Inhomogeneous total count not supported by enumerate_support for Binomial distribution

I have a model where one of my discrete sites is sampled from a Binomial distribution where both total_count and probs are also latent variables. Unfortunately, pyro doesn’t seem to support total_count being inhomogenous and I was wondering if there’s any current workaround for this issue.

Here’s the full code to my model:

@config_enumerate
def model(states0=None, data=None, trans_mat=None, state_prior=None):
    with ignore_jit_warnings():
        if data is not None:
            num_loci, num_samples = data.shape
        elif states0 is not None:
            num_loci, num_samples = states0.shape
        assert num_samples is not None
        assert num_loci is not None
    
    # negative binomial dispersion
    nb_r = pyro.param('expose_nb_r', torch.tensor([10000.0]), constraint=constraints.positive)

    with pyro.plate('num_samples', num_samples):

        u = pyro.sample('expose_u', dist.Normal(torch.tensor([70.]), torch.tensor([10.])))
        
        # starting state for markov chain
        if states0 is None:
            state = 2

        for l in pyro.markov(range(num_loci)):

            # sample states using HMM structure
            if states0 is None:
                temp_state_prob = trans_mat[state]
                if state_prior is not None:
                    temp_state_prob = temp_state_prob * state_prior[l]
                state = pyro.sample("state_{}".format(l), dist.Categorical(temp_state_prob),
                                 infer={"enumerate": "parallel"})
            else:
                # no need to sample state when true value provided
                state = states0[l]

            # probability of doubling for each bin
            p_doub = pyro.sample('expose_p_doub_{}'.format(l), dist.Beta(torch.tensor([1.]), torch.tensor([1.])))

            # determine how many states at this bin have doubled
            doub = pyro.sample('doub_{}'.format(l), dist.Binomial(state, p_doub))
            
            # total number of states after accounting for doubling
            total_state = state + doub

            # transform units for negative binomial sampling
            expected_obs = (u * total_state)
            nb_p = expected_obs / (expected_obs + nb_r)
            
            if data is not None:
                obs = data[l]
            else:
                obs = None
            
            full_obs = pyro.sample('obs_{}'.format(l), dist.NegativeBinomial(nb_r, probs=nb_p), obs=obs)

Note that if I swap out the two lines for getting doub and total_state to a sampling scheme where each bin is either fully doubled or not doubled at all, the model works fine.

doub = pyro.sample('doub_{}'.format(l), dist.Bernoulli(p_doub))
total_state = state * (1. + doub)

I’ve also been able to get my model to run by fixing state at each bin (using the states0 argument) and switching the num_samples plate to a for-loop; however, said version of the model runs very slow and I would like to avoid fixing state.

Any thoughts here?

For posterity, I think my issue is somehow related to this open pytorch issue on multinomial sampling torch.distributions.multinomial.Multinomial cannot be used in batch · Issue #42407 · pytorch/pytorch · GitHub

One workaround is to split your batched Binomial into multiple Binomials each of which has a homogeneous total_count.

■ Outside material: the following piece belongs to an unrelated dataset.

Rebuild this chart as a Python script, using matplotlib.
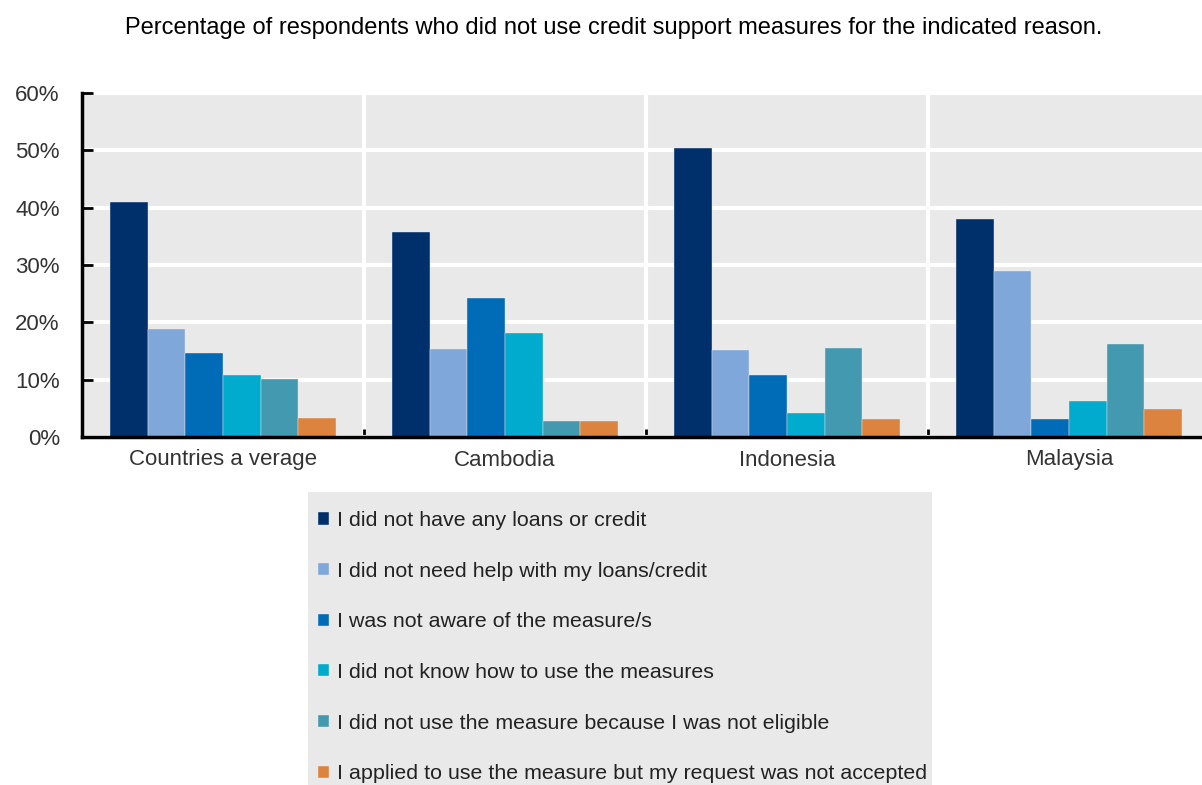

You can either do this naively by splitting into a independent Binomials, or try to do this cleverly by collating by total_count; I’d recommend the former until you hit compute cost ussues.

Another workaround is to embed your Binomial into a Categorical whose size is an upper bound on total_count. Then you can set the Categorical logits based on Binomial log_probs and enumerate homogeneously. Here’s an attempt at this version:

binomial = Binomial(total_count.unsqueeze(-1), probs.unsqueeze(-1))
values = torch.arange(total_count.max().item() + 1)
upper_bounds = total_count.unsqueeze(-1)
cat_logits = binomial.log_prob(torch.min(values, upper_bounds))
cat_logits = cat_logits.masked_fill(values > upper_bound, -math.inf)
z = pyro.sample("z", Categorical(logits=cat_logits),
                infer={"enumerate": "parallel"})
z = z.float()  # if you want to mimic the Binomial interface

Note the categorical samples will have dtype torch.long rather than Binomial’s torch.float.

The deep reason that Pyro can’t enumerate over heterogeneous total count is that the enumeration tensors have shape that depends on total_count and we don’t support ragged tensors.